**What to work on**
Extract every line where the string "seaborn" appears.

---- Data shown

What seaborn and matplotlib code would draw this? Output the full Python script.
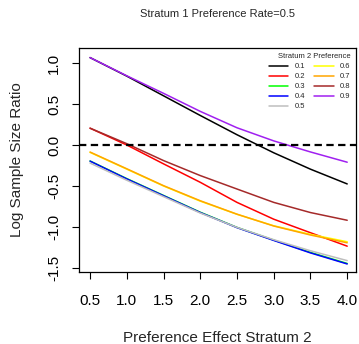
import matplotlib
matplotlib.use("Agg")
import matplotlib.pyplot as plt
import pandas as pd
import seaborn as sns

# preference effect in stratum 2 (x axis)
effect = [0.5, 1.0, 1.5, 2.0, 2.5, 3.0, 3.5, 4.0]

# log sample size ratio, one list per stratum 2 preference rate
pref_labels = ["0.1", "0.2", "0.3", "0.4", "0.5", "0.6", "0.7", "0.8", "0.9"]
ratio_01 = [1.066, 0.84, 0.60, 0.36, 0.125, -0.095, -0.295, -0.475]
ratio_02 = [0.205, 0.0, -0.23, -0.455, -0.70, -0.905, -1.07, -1.234]
ratio_03 = [-0.195, -0.41, -0.615, -0.82, -1.005, -1.16, -1.31, -1.445]
ratio_04 = [-0.197, -0.414, -0.619, -0.824, -1.008, -1.164, -1.316, -1.451]
ratio_05 = [-0.22, -0.43, -0.63, -0.83, -1.005, -1.155, -1.29, -1.41]
ratio_06 = [-0.09, -0.295, -0.50, -0.685, -0.845, -0.985, -1.09, -1.18]
ratio_07 = [-0.086, -0.29, -0.496, -0.68, -0.844, -0.988, -1.098, -1.193]
ratio_08 = [0.205, 0.016, -0.19, -0.373, -0.537, -0.70, -0.824, -0.918]
ratio_09 = [1.066, 0.844, 0.63, 0.41, 0.21, 0.05, -0.085, -0.21]
all_ratios = [ratio_01, ratio_02, ratio_03, ratio_04, ratio_05,
              ratio_06, ratio_07, ratio_08, ratio_09]

line_colors = ["#000000", "#FF0000", "#00FF00", "#0000FF", "#BEBEBE",
               "#FFFF00", "#FFA500", "#A52A2A", "#A020F0"]

x_ticks = [0.5, 1.0, 1.5, 2.0, 2.5, 3.0, 3.5, 4.0]
y_ticks = [-1.5, -1.0, -0.5, 0.0, 0.5, 1.0]

rows = []
for lab, vals in zip(pref_labels, all_ratios):
    for xv, yv in zip(effect, vals):
        rows.append({"effect": xv, "ratio": yv, "pref": lab})
df = pd.DataFrame(rows)

sns.set_theme(style="ticks")
plt.rcParams["font.family"] = ["Liberation Sans", "DejaVu Sans"]

fig = plt.figure(figsize=(3.59, 3.44), dpi=100)
ax = fig.add_axes([0.2201, 0.2093, 0.7716, 0.6512])

sns.lineplot(data=df, x="effect", y="ratio", hue="pref", hue_order=pref_labels,
             palette=dict(zip(pref_labels, line_colors)), linewidth=1.1,
             estimator=None, ax=ax)
ax.axhline(0, color="black", linewidth=1.6, dashes=(3.3, 2.0), zorder=5)

ax.set_xlim(0.35, 4.12)
ax.set_ylim(-1.549, 1.183)
ax.set_xticks(x_ticks)
ax.set_xticklabels([f"{v:.1f}" for v in x_ticks])
ax.set_yticks(y_ticks)
ax.set_yticklabels([f"{v:.1f}" for v in y_ticks])
ax.tick_params(axis="both", direction="out", length=5, width=0.8,
               color="black", labelsize=11, labelcolor="black")
ax.tick_params(axis="x", pad=11)
ax.tick_params(axis="y", pad=8)
plt.setp(ax.get_yticklabels(), rotation=90, va="center")

for side in ["top", "right", "bottom", "left"]:
    ax.spines[side].set_visible(True)
    ax.spines[side].set_color("black")
    ax.spines[side].set_linewidth(0.9)

ax.set_xlabel("Preference Effect Stratum 2", fontsize=11)
ax.set_ylabel("Log Sample Size Ratio", fontsize=11)
ax.xaxis.set_label_coords(0.5, -0.265)
ax.yaxis.set_label_coords(-0.20, 0.5)
ax.set_title("Stratum 1 Preference Rate=0.5", fontsize=8, pad=22)

handles, labels = ax.get_legend_handles_labels()
leg = ax.legend(handles, labels, title="Stratum 2 Preference", ncol=2,
                loc="upper right", bbox_to_anchor=(1.0, 1.0), frameon=False,
                fontsize=5.5, title_fontsize=5.5, alignment="right",
                handlelength=2.6, handletextpad=0.8, columnspacing=1.2,
                labelspacing=0.35, borderaxespad=0.3)
for line in leg.get_lines():
    line.set_linewidth(1.1)

fig.savefig("out.png", dpi=100, facecolor="white")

--------

**Written solution**
What seaborn and matplotlib code would draw this? Output the full Python script.
import seaborn as sns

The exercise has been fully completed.